All lines from the beginning of the listing through the line with "const barW = 22.5;" are to be copied word for word; the pictures are not.

----------------------------------------

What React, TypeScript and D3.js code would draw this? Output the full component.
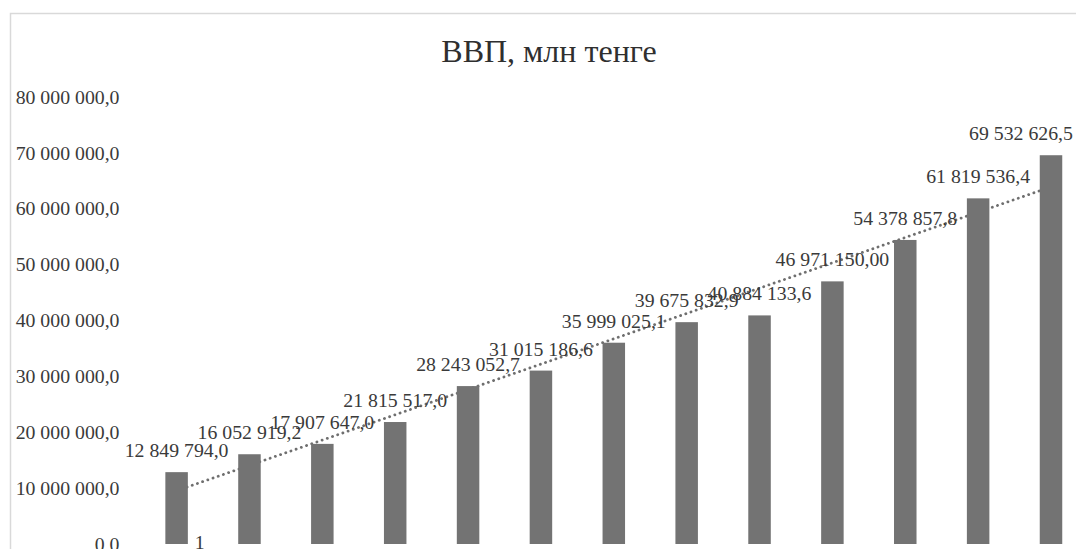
import React from "react";
import * as d3 from "d3";

const title = "ВВП, млн тенге";
const categories = ["1", "2", "3", "4", "5", "6", "7", "8", "9", "10", "11", "12", "13"];
const categoryLabels = ["1", "", "", "", "", "", "", "", "", "", "", "", ""];
const gdpValues = [
  12849794.0, 16052919.2, 17907647.0, 21815517.0, 28243052.7, 31015186.6,
  35999025.1, 39675832.9, 40884133.6, 46971150.0, 54378857.8, 61819536.4, 69532626.5,
];
const labelDecimals = [1, 1, 1, 1, 1, 1, 1, 1, 1, 2, 1, 1, 1];
const yTicks = [0, 10000000, 20000000, 30000000, 40000000, 50000000, 60000000, 70000000, 80000000];

const W = 1076;
const H = 549;
const FONT = "'Liberation Serif', 'Times New Roman', serif";
const LABEL_SIZE = 19.8;
const CHART_RIGHT = 1073;

const locale = d3.formatLocale({ decimal: ",", thousands: " ", grouping: [3], currency: ["", ""] });

export default function App() {
  const x = d3.scalePoint<string>().domain(categories).range([176.6, 1051]);
  const y = d3.scaleLinear().domain([0, 80000000]).range([544, 96.7]);
  const barW = 22.5;

  // linear trendline (least squares) computed from the data
  const n = gdpValues.length;
  const xs = gdpValues.map((_, i) => i + 1);
  const mx = d3.mean(xs) as number;
  const my = d3.mean(gdpValues) as number;
  const sxy = d3.sum(xs, (xi, i) => (xi - mx) * (gdpValues[i] - my));
  const sxx = d3.sum(xs, (xi) => (xi - mx) * (xi - mx));
  const slope = sxy / sxx;
  const intercept = my - slope * mx;
  const trendPts: [number, number][] = [
    [x(categories[0]) as number, y(intercept + slope * 1)],
    [x(categories[n - 1]) as number, y(intercept + slope * n)],
  ];
  const trendLine = d3.line()(trendPts) as string;

  const tickFmt = locale.format(",.1f");
  const labels = gdpValues.map((v, i) => locale.format(`,.${labelDecimals[i]}f`)(v));
  const estWidth = (s: string) =>
    d3.sum(s.split(""), (ch) => (/[0-9]/.test(ch) ? 0.5 : 0.25)) * LABEL_SIZE;

  return (
    <svg
      width={W}
      height={H}
      style={{ position: "absolute", left: 0, top: 0, background: "#fff" }}
      fontFamily={FONT}
    >
      <rect x={0} y={0} width={W} height={H} fill="#fff" />
      <rect x={10.5} y={13.5} width={W + 20} height={H + 20} fill="none" stroke="#d9d9d9" strokeWidth={1.5} />
      <text x={549} y={62} textAnchor="middle" fontSize={32} fill="#2f2f2f">
        {title}
      </text>
      {yTicks.map((t) => (
        <text
          key={t}
          x={119.5}
          y={y(t)}
          dy="0.35em"
          textAnchor="end"
          fontSize={LABEL_SIZE}
          fill="#3a3a3a"
        >
          {tickFmt(t)}
        </text>
      ))}
      <path
        d={trendLine}
        fill="none"
        stroke="#6f6f6f"
        strokeWidth={2.8}
        strokeDasharray="0.1 5.4"
        strokeLinecap="round"
      />
      {gdpValues.map((v, i) => (
        <rect
          key={i}
          x={(x(categories[i]) as number) - barW / 2}
          y={y(v)}
          width={barW}
          height={y(0) - y(v)}
          fill="#737373"
        />
      ))}
      {labels.map((s, i) => {
        const cx = x(categories[i]) as number;
        const half = estWidth(s) / 2;
        const lx = Math.min(cx, CHART_RIGHT - half);
        return (
          <text
            key={"l" + i}
            x={lx}
            y={y(gdpValues[i]) - 15}
            textAnchor="middle"
            fontSize={LABEL_SIZE}
            fill="#3a3a3a"
          >
            {s}
          </text>
        );
      })}
      {categoryLabels.map((c, i) =>
        c ? (
          <text key={"c" + i} x={(x(categories[i]) as number) + 23} y={549} textAnchor="middle" fontSize={LABEL_SIZE} fill="#3a3a3a">
            {c}
          </text>
        ) : null
      )}
    </svg>
  );
}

----------------------------------------

[Expected answer]
What React, TypeScript and D3.js code would draw this? Output the full component.
import React from "react";
import * as d3 from "d3";

const title = "ВВП, млн тенге";
const categories = ["1", "2", "3", "4", "5", "6", "7", "8", "9", "10", "11", "12", "13"];
const categoryLabels = ["1", "", "", "", "", "", "", "", "", "", "", "", ""];
const gdpValues = [
  12849794.0, 16052919.2, 17907647.0, 21815517.0, 28243052.7, 31015186.6,
  35999025.1, 39675832.9, 40884133.6, 46971150.0, 54378857.8, 61819536.4, 69532626.5,
];
const labelDecimals = [1, 1, 1, 1, 1, 1, 1, 1, 1, 2, 1, 1, 1];
const yTicks = [0, 10000000, 20000000, 30000000, 40000000, 50000000, 60000000, 70000000, 80000000];

const W = 1076;
const H = 549;
const FONT = "'Liberation Serif', 'Times New Roman', serif";
const LABEL_SIZE = 19.8;
const CHART_RIGHT = 1073;

const locale = d3.formatLocale({ decimal: ",", thousands: " ", grouping: [3], currency: ["", ""] });

export default function App() {
  const x = d3.scalePoint<string>().domain(categories).range([176.6, 1051]);
  const y = d3.scaleLinear().domain([0, 80000000]).range([544, 96.7]);
  const barW = 22.5;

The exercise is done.